Q: What if a provider scores well on most signals but poorly on one? A: It depends on the weight of that signal. If the poor signal is in a high-priority dimension (e.g., compliance for a regulated use case), it may be a deal-breaker. If it's in a low-priority area (e.g., ecosystem for a simple integration), it may be acceptable. Use your weighted scorecard to make an objective decision.
Q: How often should I reassess quality signals? A: At least quarterly, and after any major event (provider acquisition, platform migration, regulatory change). Regular reassessment helps you catch degradation early.
Q: Can I rely on third-party reviews (G2, TrustRadius) for quality signals? A: Third-party reviews can provide anecdotal evidence, but they often reflect extremes (very happy or very unhappy customers). Use them as one input, but prioritize direct verification through technical spikes and operational transparency.
Q: What is the single most important quality signal? A: There is no single signal, but many practitioners consider API consistency and sandbox quality as top indicators because they correlate with engineering maturity. If a provider cannot get their sandbox right, production reliability is likely worse.
Decision checklist for evaluating an embedded finance provider
- Have we defined our weighted scorecard with clear dimensions and signals?
- Have we conducted a technical spike testing critical flows in the sandbox?
- Have we reviewed the provider's historical uptime, incident reports, and SLA compliance?
- Have we verified their compliance certifications (scope, recency, auditor reputation)?
- Have we tested data portability by requesting an export of sample data?
- Have we assessed the provider's financial stability and market presence?
- Have we reviewed their API versioning and deprecation policy?
- Have we evaluated their developer experience (documentation, SDKs, support channels)?
- Have we checked for hidden costs (setup, minimums, termination, chargeback fees)?
- Have we established a plan for ongoing quality signal monitoring?
Synthesis and next actions: embedding a quality-first mindset
Embedded finance offers tremendous opportunity, but the gap between a successful launch and a costly failure often comes down to the quality signals you choose to prioritize.
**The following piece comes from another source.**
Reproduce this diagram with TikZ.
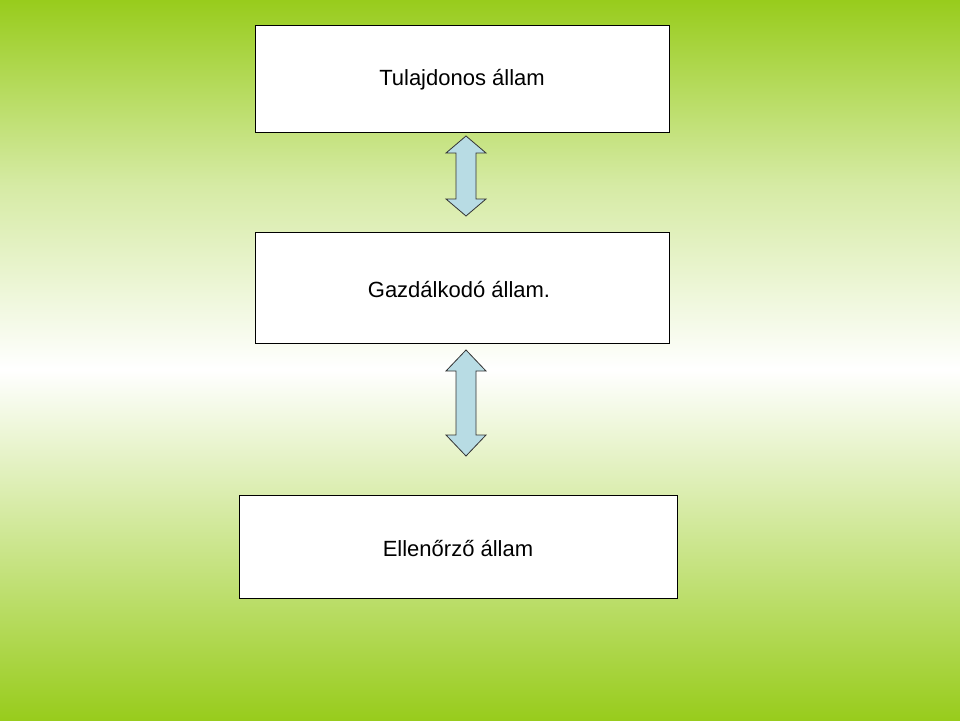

By shifting from a feature-focused evaluation to a quality-signal-driven approach, you can select providers that are not just capable today but will grow with you over the long term.
Start by building your weighted scorecard, using the dimensions and signals outlined in this guide. Then, execute a technical spike to ground your assessment in real experience. Use the decision checklist to ensure you have covered the critical bases. Finally, commit to ongoing monitoring—because quality is not a one-time check but a continuous relationship.
Remember that no provider is perfect. The goal is not to find a flawless partner but to understand the trade-offs and ensure that the provider's weaknesses are in areas that do not threaten your core use case. A provider with minor shortcomings in ecosystem but excellent reliability and compliance may be ideal for a regulated financial product, while a provider with strong developer experience but weaker compliance may suit a low-risk payment integration.
As you move forward, keep the user experience at the center. Embedded finance should feel like a natural extension of your platform, not a disjointed add-on. Quality signals that improve the user journey—like fast transaction processing, clear error messages, and seamless onboarding—will ultimately drive adoption and retention.
Finally, stay informed about industry trends. The embedded finance landscape evolves rapidly, with new regulations, technologies, and business models emerging regularly. Subscribe to industry newsletters, participate in communities, and attend webinars to keep your quality signal framework current. By embedding quality thinking into your processes, you will be better equipped to navigate changes and seize opportunities.